The Chancellor hopes a spending spree on building things like new roads, houses, railways and cycle lanes will support jobs and spur the UK’s recovery from the coronavirus crisis.
Mr Sunak is also understood to be planning a £1.25billion cash injection for the nation’s prisons as well as extra money for police recruitment.
He is also expected to confirm that the Government’s 10-year schools programme will approve 50 new schools every year.
The Treasury claimed the capital investment plans will ‘support and create hundreds of thousands of jobs across the country’.
The Government views the spending as critical to its so-called ‘levelling up’ agenda as it tries to spread prosperity across the UK.
Chancellor to unveil £3billion fighting fund to help the unemployed find work
Rishi Sunak will use his Spending Review today to announce a fighting fund worth almost £3billion to help one million unemployed people find work as the UK tries to recover from the coronavirus crisis.
The Chancellor will set out the details of a new three-year, £2.9billion Restart scheme which will provide tailored support to long-term job seekers.
He will also pledge an additional £1.4billion of funding to increase capacity at the nation’s Job Centre Plus sites as the Government tries to get UK PLC back on its feet.
Rishi Sunak will today pledge £1.4billion to increase capacity at the UK’s Job Centre Plus sites
The Government is braced for a wave of redundancies between now and April amid fears the combination of the first and second national lockdowns as well as the draconian curbs planned from December 2 will be too much for some businesses to survive.
Mr Sunak will announce a new Restart scheme specifically designed to help people back into work.
The £2.9billion initiative will be spread over three years and will include measures to help people who have been out of work for more than 12 months.
They will be provided with ‘regular, intensive jobs support’ which will be ‘tailored to their circumstances’.
The first year of the scheme in 2021/22 will see a £400million initial investment with more cash to be spent after that.
Meanwhile, ministers hope that spending £1.4billion to improve Job Centre Plus sites will make it easier for people searching for work to get the support they need.
Ministry of Defence the exception as Rishi Sunak will confirm multi-year funding boost for armed forces
Chancellor Rishi Sunak will today confirm the Ministry of Defence will receive a £24billion budget boost in the coming years.
The increase in spending was announced by Boris Johnson last week as he vowed to make the UK the ‘foremost naval power in Europe’ and to modernise Britain’s armed forces.

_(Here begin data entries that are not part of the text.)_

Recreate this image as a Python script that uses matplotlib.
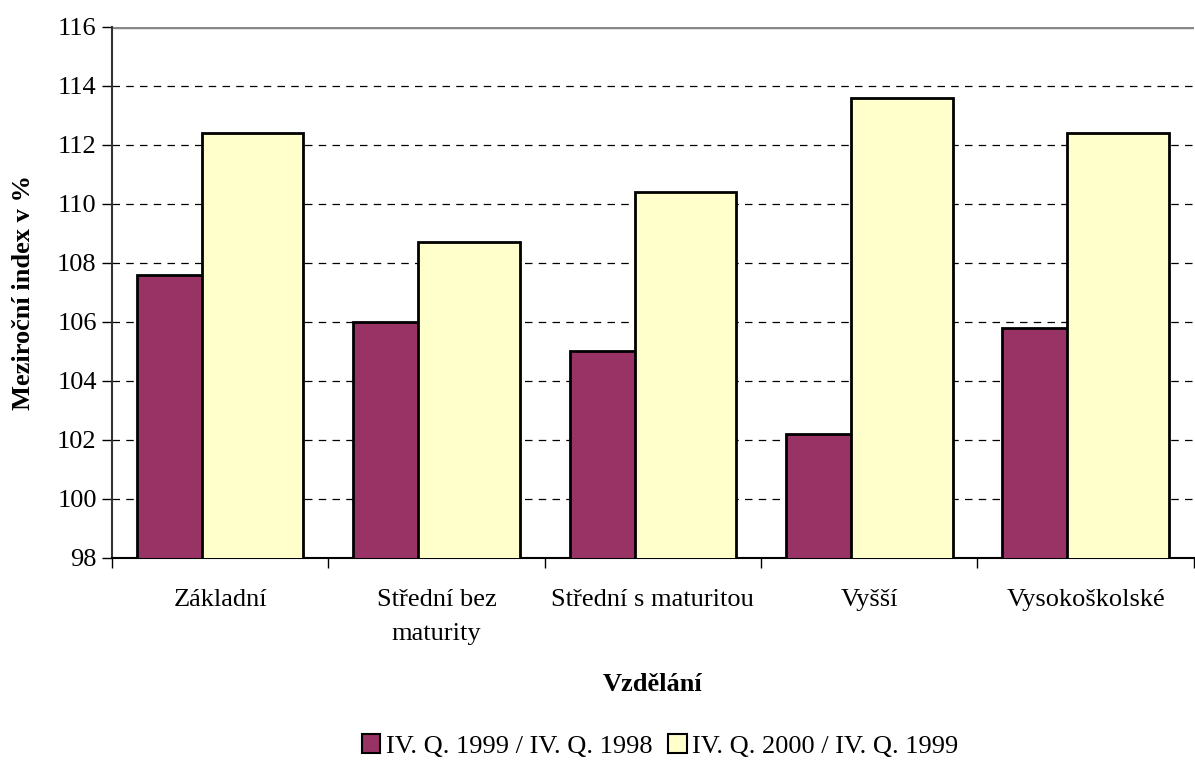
import numpy as np
import matplotlib.pyplot as plt
from matplotlib.patches import Patch

plt.rcParams['font.family'] = ['Liberation Serif', 'DejaVu Serif']

categories = ["Základní", "Střední bez\nmaturity", "Střední s maturitou", "Vyšší", "Vysokoškolské"]
s1999 = [107.6, 106.0, 105.0, 102.2, 105.8]
s2000 = [112.4, 108.7, 110.4, 113.6, 112.4]
labels = ["IV. Q. 1999 / IV. Q. 1998", "IV. Q. 2000 / IV. Q. 1999"]
colors = ["#993366", "#FFFFCC"]

fig = plt.figure(figsize=(11.95, 7.6), dpi=100)
ax = fig.add_axes([112/1195, 1 - 558/760, 1 - 112/1195 - 0.001, (558 - 27)/760])

x = np.arange(len(categories))
w = 0.47
ax.bar(x - 0.15, s1999, w, color=colors[0], edgecolor="black", linewidth=2, zorder=3)
ax.bar(x + 0.15, s2000, w, color=colors[1], edgecolor="black", linewidth=2, zorder=4)

ax.set_ylim(98, 116)
ax.set_xlim(-0.5, len(categories) - 0.5)
ax.set_yticks(range(98, 117, 2))
for yv in range(100, 116, 2):
    ax.axhline(yv, color="black", linestyle=(0, (6, 5)), linewidth=0.9, zorder=1)
ax.axhline(116, color="#888888", linewidth=2.5, zorder=1)

ax.set_xticks(x)
ax.set_xticklabels(categories, fontsize=19, linespacing=1.75)
ax.set_xticks(np.arange(-0.5, len(categories)), minor=True)
ax.tick_params(axis="x", which="major", length=0, pad=22)
ax.tick_params(axis="x", which="minor", length=7, width=1)
ax.tick_params(axis="y", labelsize=19, length=7, width=1, direction="out", pad=4)

for s in ["top", "right"]:
    ax.spines[s].set_visible(False)
ax.spines["left"].set_linewidth(1.5)
ax.spines["left"].set_color("#333333")
ax.spines["bottom"].set_linewidth(1.5)

ax.set_ylabel("Meziroční index v %", fontsize=19, fontweight="bold", labelpad=16)
ax.set_xlabel("Vzdělání", fontsize=19, fontweight="bold", labelpad=20)

handles = [Patch(facecolor=c, edgecolor="black", linewidth=1.5) for c in colors]
fig.legend(handles, labels, loc="center", bbox_to_anchor=(660/1195, 1 - 746/760), ncol=2,
           frameon=False, fontsize=19, handlelength=0.7, handleheight=0.7,
           handletextpad=0.2, columnspacing=0.6)

fig.savefig("out.png", dpi=100)
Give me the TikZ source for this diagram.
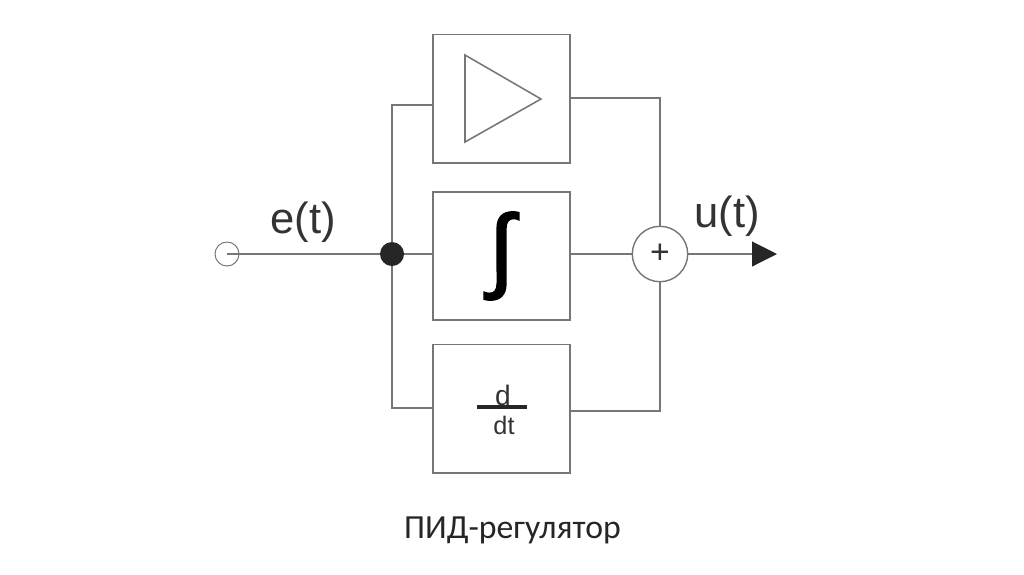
\documentclass[tikz,border=0pt]{standalone}
\usepackage{fontspec}
\setmainfont{Liberation Sans}
\newfontfamily\captionfont{Carlito}
\newfontfamily\integralfont[FakeBold=2]{Liberation Sans}
\usetikzlibrary{arrows.meta, positioning, calc}
\definecolor{linegray}{HTML}{767676}
\definecolor{textgray}{HTML}{333333}

\begin{document}
\begin{tikzpicture}[x=0.025cm, y=-0.025cm,
        blockbox/.style={rectangle, draw=linegray, line width=1.4pt, fill=white, inner sep=0pt, minimum width=3.425cm, minimum height=3.2cm},
        signallabel/.style={font=\fontsize{31}{36}\selectfont, text=textgray, inner sep=0pt},
        wire/.style={draw=linegray, line width=1.3pt}]
        \useasboundingbox (0,0) rectangle (1024,574);

        \coordinate (pin) at (433,105);
        \coordinate (pout) at (570,98);
        \coordinate (iin) at (433,254);
        \coordinate (iout) at (570,254);
        \coordinate (din) at (433,408);
        \coordinate (dout) at (570,411);
        \coordinate (uend) at (777,254);
        \coordinate (tri1) at (465,55);
        \coordinate (tri2) at (541,99);
        \coordinate (tri3) at (465,142);
        \coordinate (bar1) at (477,407);
        \coordinate (bar2) at (527,407);

        \node[circle, draw=linegray, line width=0.7pt, inner sep=0pt, minimum size=0.6cm] (innode) at (227,254) {};
        \node[circle, fill=black!85, inner sep=0pt, minimum size=0.6cm] (junction) at (392,254) {};
        \node[circle, draw=linegray, line width=1pt, fill=white, inner sep=0pt, minimum size=1.385cm, font=\fontsize{24}{24}\selectfont, text=textgray] (sumnode) at (660,254) {+};

        \node[blockbox] (pblock) at (501.5,98.5) {};
        \node[blockbox] (iblock) at (501.5,256) {\integralfont\fontsize{66}{66}\selectfont ∫};
        \node[blockbox] (dblock) at (501.5,408.5) {};

        \draw[wire] (innode.center) -- (junction);
        \draw[wire] (junction) -- (iin);
        \draw[wire] (junction) |- (pin);
        \draw[wire] (junction) |- (din);
        \draw[wire] (pout) -| (sumnode);
        \draw[wire] (iout) -- (sumnode);
        \draw[wire] (dout) -| (sumnode);
        \draw[wire, -{Triangle[length=0.625cm, width=0.62cm, color=black!85]}] (sumnode) -- (uend);
        \draw[draw=linegray, line width=1.1pt] (tri1) -- (tri2) -- (tri3) -- cycle;
        \draw[draw=black!85, line width=2.4pt] (bar1) -- (bar2);

        \node[signallabel] (elabel) at (303,222) {e(t)};
        \node[signallabel] (ulabel) at (727,216) {u(t)};
        \node[font=\fontsize{20}{24}\selectfont, text=textgray, inner sep=0pt, anchor=base] (dlabel) at (503,405) {d};
        \node[font=\fontsize{18}{24}\selectfont, text=textgray, inner sep=0pt, anchor=base] (dtlabel) at (504,434) {dt};
        \node[font=\captionfont\fontsize{24}{28}\selectfont, text=black!85, inner sep=0pt, anchor=base] (caption) at (512.5,538) {ПИД-регулятор};
    \end{tikzpicture}
\end{document}
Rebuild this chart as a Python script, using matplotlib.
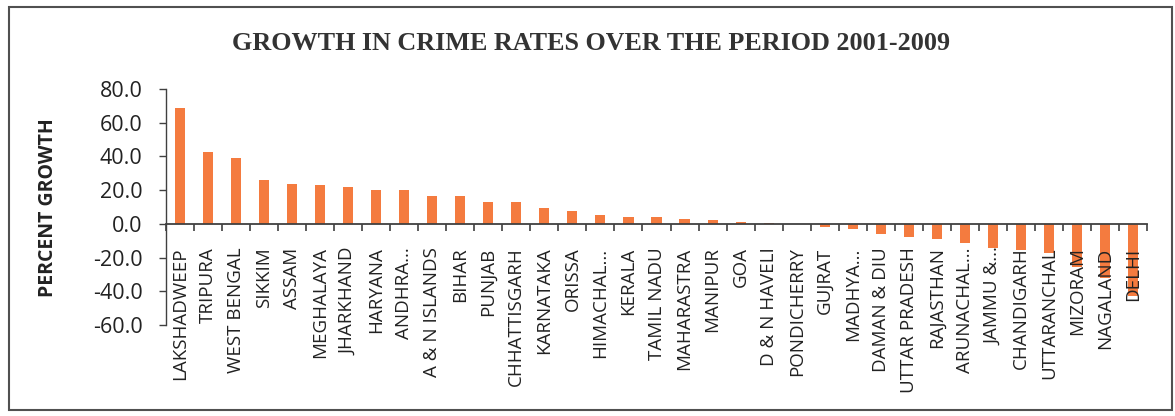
import numpy as np
import matplotlib.pyplot as plt
from matplotlib.patches import Rectangle
from matplotlib.ticker import MultipleLocator, FormatStrFormatter

states = ['LAKSHADWEEP', 'TRIPURA', 'WEST BENGAL', 'SIKKIM', 'ASSAM', 'MEGHALAYA',
          'JHARKHAND', 'HARYANA', 'ANDHRA...', 'A & N ISLANDS', 'BIHAR', 'PUNJAB',
          'CHHATTISGARH', 'KARNATAKA', 'ORISSA', 'HIMACHAL...', 'KERALA', 'TAMIL NADU',
          'MAHARASTRA', 'MANIPUR', 'GOA', 'D & N HAVELI', 'PONDICHERRY', 'GUJRAT',
          'MADHYA...', 'DAMAN & DIU', 'UTTAR PRADESH', 'RAJASTHAN', 'ARUNACHAL...',
          'JAMMU &...', 'CHANDIGARH', 'UTTARANCHAL', 'MIZORAM', 'NAGALAND', 'DELHI']
growth = [68.8, 42.7, 39.1, 25.9, 23.5, 22.9,
          22.1, 20.3, 20.3, 16.5, 16.4, 13.2,
          12.7, 9.6, 7.5, 5.3, 4.0, 3.9,
          3.0, 2.0, 1.1, 0.4, 0.0, -2.0,
          -3.0, -6.1, -7.5, -9.1, -11.5,
          -14.1, -15.5, -17.0, -25.5, -32.0, -43.0]

bar_color = '#F47B3F'
axis_color = '#404040'

fig = plt.figure(figsize=(11.75, 4.16), dpi=100)
ax = fig.add_axes([166/1175, 1 - 325/416, (1147 - 166)/1175, (325 - 89)/416])

x = np.arange(len(states))
ax.bar(x, growth, width=0.36, color=bar_color, zorder=1)

ax.set_xlim(-0.5, len(states) - 0.5)
ax.set_ylim(-60, 80)

# --- axes look like the Excel original
for s in ['top', 'right']:
  ax.spines[s].set_visible(False)
ax.spines['bottom'].set_position(('data', 0))
ax.spines['bottom'].set_color(axis_color)
ax.spines['left'].set_color(axis_color)
ax.spines['bottom'].set_linewidth(1.3)
ax.spines['left'].set_linewidth(1.0)

ax.set_xticks(x)
ax.set_xticklabels(states, rotation=90, fontsize=13.5, family='Open Sans', color='#222222', va='top')
ax.xaxis.set_minor_locator(MultipleLocator(1, offset=0.5))
ax.tick_params(axis='x', which='major', length=0, pad=17)
ax.tick_params(axis='x', which='minor', length=5, width=1.2, color=axis_color, direction='out')
for lbl in ax.get_xticklabels():
  lbl.set_zorder(3)

ax.yaxis.set_major_locator(MultipleLocator(20))
ax.yaxis.set_major_formatter(FormatStrFormatter('%.1f'))
ax.tick_params(axis='y', length=5, width=1.0, color=axis_color, labelsize=15.5,
               labelcolor='#222222', pad=12)
for lbl in ax.get_yticklabels():
  lbl.set_family('Open Sans')

ax.set_ylabel('PERCENT GROWTH', fontsize=14, fontweight='bold', family='Open Sans', color='#222222')
ax.yaxis.set_label_coords(58/1175, 0.5, transform=fig.transFigure)

fig.text(591/1175, 1 - 43/416, 'GROWTH IN CRIME RATES OVER THE PERIOD 2001-2009',
         ha='center', va='center', fontsize=18.8, fontweight='bold',
         family='Liberation Serif', color='#333333')

# Outer frame of the chart
fig.patches.append(Rectangle((9/1175, 1 - 410/416), (1172 - 9)/1175, (410 - 7)/416,
                             transform=fig.transFigure, fill=False,
                             edgecolor='#505050', linewidth=1.5))

plt.savefig('out.png', dpi=100)
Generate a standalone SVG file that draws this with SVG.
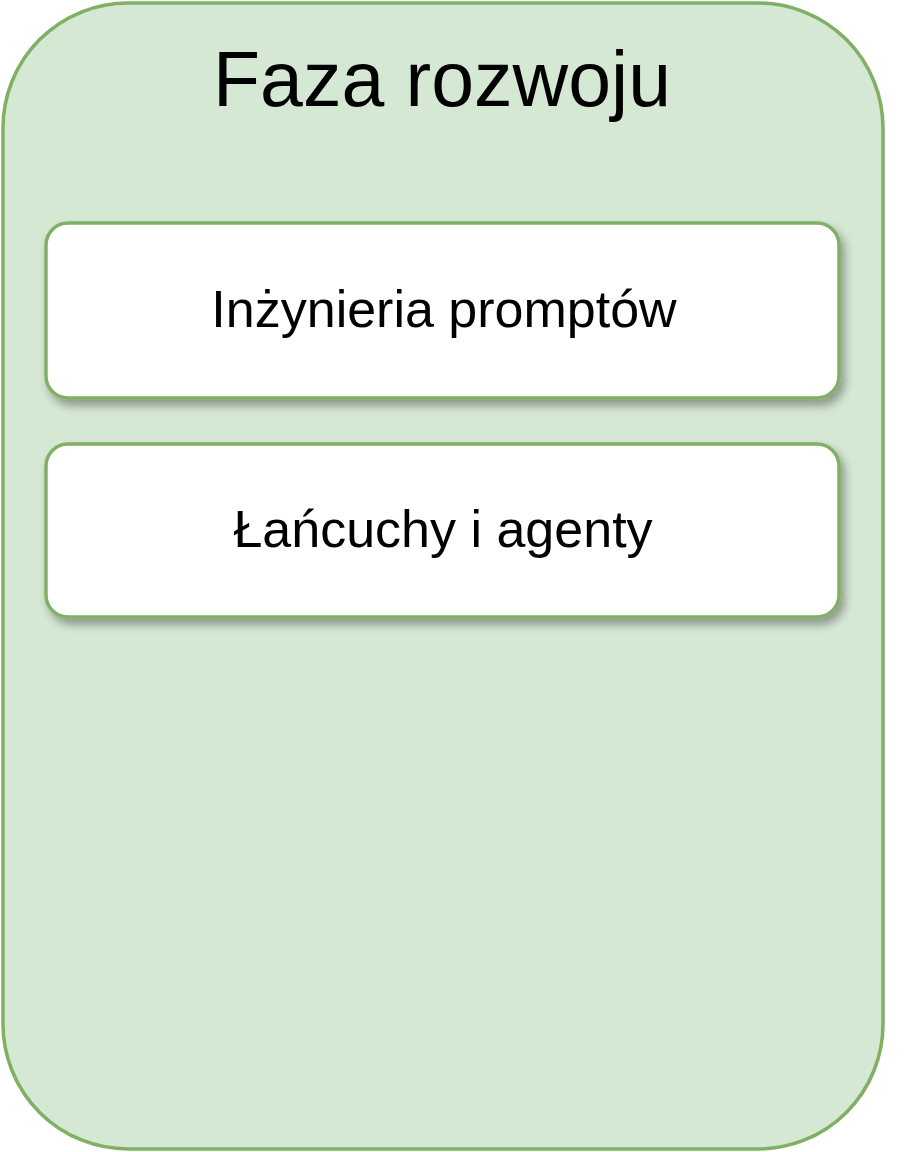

Mr Sunak will confirm a £24billion budget boost for the Ministry of Defence after Boris Johnson vowed to make the UK the ‘foremost naval power in Europe’. Pictured is the Royal Navy aircraft carrier HMS Queen Elizabeth, at Portsmouth Naval Base in 2017
The MOD will get an extra £16.5billion over the next four years on top of a previous Tory commitment to raise defence spending annually by 0.5 per cent above inflation.
The armed forces will be an exception at the Spending Review because every other Whitehall department will only receive a one-year spending allocation rather than the usual multi-year settlement.
The short term approach has been taken by the Chancellor because of the economic uncertainty caused by the coronavirus crisis.
NHS mental health services in line for £500million funding increase
Rishi Sunak will today announce a £500million injection for NHS mental health services as part of a broader package of support for the health service.
Some £3billion is expected to be made available to the NHS as the Government looks to help it recover from the coronavirus crisis.
The Treasury said the NHS will get £1billion to address backlogs by catching up on checks, scans and operations that have been delayed because of the pandemic.
Approximately £1.5billion will be used to ease existing pressure in the health service.
The funding pledge for the NHS is significantly less than what pressure groups have asked for.
The British Medical Association said it believes more than £10billion in extra funding will be needed just to tackle the growing backlog in care.